Hb Targets during/after pregnancy
Booking scan >110g/L
At 28 weeks >105 g/L
Post-partum >100g/L
Vasa praevia
A condition where fetal vessels lie across the internal cervical os
RF = placenta praevia /IVF / Multiple pregnancy
Presentation; Classic triad;
1. Rupture of membranes followed by
2. Vaginal bleeding and
3. Fetal distress
Diagnosis = Sometimes picked up antenatally with USS. Often presents during labour with vaginal bleeding or during vaginal examination.
Mx = Carries v high fetal morality due to risk of asphyxiation or hypoxia.
If pre-diagnosed then Elective C section at 34-36weeks (+ corticosteroids).
If presenting in labour = push baby back in (NOT cords) and go to emergency C section
Management of stillbirth
Vaginal birth is 1st line (unless contraindicated)
* Give mifepristol +/- Misoprostol to induce labour
Expectant management can be done
*Give Carbergoline (dopamine agonsit) after birth to suppress lactation.
Chorioamnionitis
Bacteria infection of the placenta and amniotic fluid
Sx;
* Uterine tenderness
* Bad smelling amniotic fluid (brown discharge)
* Baseline fetal tachycardia
Mx = prompty delivery of fetus (by C section if needed) followed by IV antibiotics
Management of antenatal GBS
Intrapartum IV Benzylpenecillin - required to reduced neonatal transmission.
Note - Universal GBS screening is not offered.

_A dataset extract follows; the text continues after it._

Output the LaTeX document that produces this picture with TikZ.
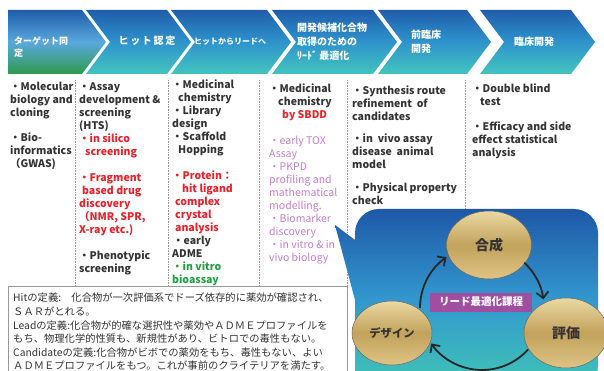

However women who have had GSB in previous pregnancies should be offered intrapartum prophylaxis or testing at 35-37 weeks as their risk remains 50%.
IAP should be offered to any women in preterm labour (regardless of GBS status) and those with fever >38 degrees during labour
Aortocaval compression
This can occur if a pregnant lady lays on her back and causes compression of the IVC and aorta, reducing venous return to the heart therefore reducing CO leading to hypotension.
Place woman in the left lateral position to relieve the compression and improve venous return to the heart
When should you first begin to feel fetal movements
between 18-20 weeks (sometimes 16 if multiparous)
If no movements have been felt by 24 weeks then further investigation is needed.
RCOG definition of reduced fetal movements
<10 movements in 2 hours for pregnancies >28 weeks
RF for reduced fetal movements
- Posture - generally less prominent when sitting/standing
- Distraction
- Placental position - anterior placentas may cause less feeling
- Fetal position - anterior fetal position means movements are less noticable
- Body habitus
- Amniotic fluid volume
- Fetal size
Investigation for a woman 23 weeks gestation presenting with reduced fetal movements (when previous movements were felt)
Handheld doppler
What is the main hormone involved in the stimulation of labour
Prostaglandins
What monitoring is required in labour
FHR every 15 mins (or continuous CTG if indicated)
Contractions assesed every 30 mins
Maternal pulse every 60 mins
Maternal BP + Temp every 4hrs
VE every 4 hours to check progression
Maternal urine dip (ketons/protein) every 4 hours
What is the normal fetal lie
Longitudinal cephalic
Transverse lie
This is common <32 weeks but usually does correct itself.
Management = if >36 weeks then ECV should be tried (can’t be done if ROM already). If unsuccesful then C section.
Contraindications to ECV
Antepartum haemorrhage in past 7 days
Abnormal CTG
Major uterine abnormality
Ruptured membranes
Multiple pregnancy
Indications for forceps delivery
Fetal distress during 2nd stage of labour
Maternal distress in 2nd stage
Failure to progress
Control of head in breech delivery
What determines success in the 2nd stage of labour
Power = strenght of contractions
Passenger = size, attitude, lie + presentation of fetus
Passage = size and shape of the pelvis
P-PROM
Preterm pre-labour rupture of membranes
Invx = Speculum reveals pooling of amniotic fluid in the vagina
Mx x = Prophylactic Erythromycin (to prevent chorioamnionitis) + Induction of labour (if 34+ weeks)
make sure to give maternal corticosteroids.